Oslo - Statoil delayed a $15.5bn Arctic oil project on Wednesday due to a planned tax increase, dealing a blow to the Norwegian government's hopes of creating a new oil region in the far north.
State-controlled Statoil said it would halt the Johan Castberg development, the biggest project in Norway's part of the Barents Sea, and withhold contracts for now after the tax rise sharply raised its already high break-even cost.
The decision comes as energy firms around the globe review their offshore projects, especially Arctic developments, which tend to be more expensive and also more risky.
Falling oil prices and rising costs for everything from labour to equipment are also reducing investment appetite, pushing firms toward more certain projects.
Norway, the world's seventh-largest oil exporter, announced plans for its first oil tax change in two decades last month, saying it would cut the amount energy firms can write down on their investments and also limit the period for writedowns.
The move "reduces the attractiveness of future projects, particularly marginal fields and fields which require new infrastructure," said Oeystein Michelsen, Statoil's development chief for Norway.
Statoil said Castberg's break-even cost would rise by $7 per barrel as a result of the tax hike, making it potentially less attractive than other projects the company is considering. Statoil has not said what Castberg's break-even cost is.
The company estimates Castberg to hold up to 600 million barrels of oil, which at peak production would account for nearly a tenth of the firm's total output.
Statoil is expected to be the second-biggest spender on offshore projects over the next five years, trailing only Brazil's Petrobras, analysts said.
But like global peers ConocoPhillips and Royal Dutch Shell, it is under pressure from investors to curb spending at a time when costs are rising.
"We believe that there is considerable investor disquiet over the absence of free cash flow being generated by the majors," UBS analysts said in a note to clients.
Blow
Castberg is a high-profile development and its delay is a blow to the government, which promoted it as a huge step in revitalising the country's poorer and sparsely populated north.
The Labour-led government, which badly trails in opinion polls ahead of elections in September, has been under fire from energy firms this year, who argue that recent regulation and tax changes reduce the sector's viability.
Norway's oil output, which peaked in 2000, is expected to fall to a 25-year low this year.
With a final decision on the tax rise and possible state aid for Statoil still pending, Statoil's decision to delay Castberg is seen by some as a move to put pressure on the government.
"We interpret Statoil's decision to very publicly defer the final investment decision of a high-profile project ... as a deliberate gesture to demonstrate that the proposed tax change may have consequences which ultimately impair the value of Norway's resource base to the state," Deutsche Bank said in a note to clients.

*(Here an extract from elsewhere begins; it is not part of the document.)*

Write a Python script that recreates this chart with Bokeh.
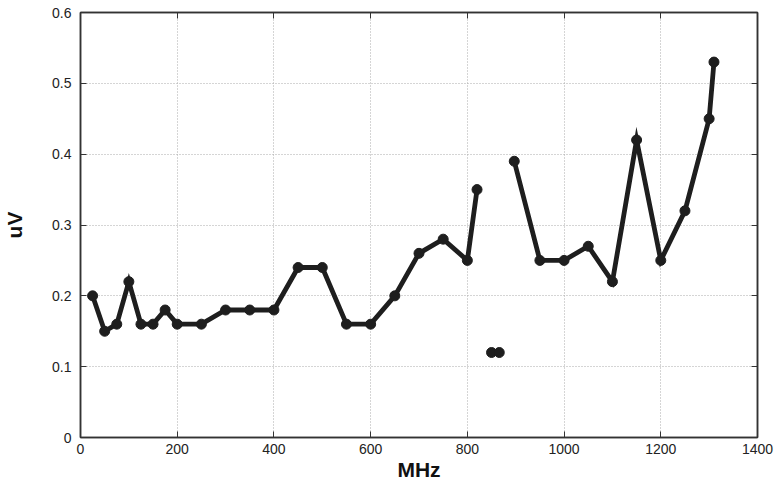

Oil minister Ola Borten Moe played down the delay.
"I am confident than Johan Castberg will be built," he told reporters. "It is an important project for Norway, and for Statoil as well."
The centre-right Conservative Party, which polls tip to win the election, said it has yet to form a view on the tax proposal.
Statoil owns a 50% stake in the Castberg project while ENI, which is working on nearby Goliat, has 30% and state holding company Petoro has 20%.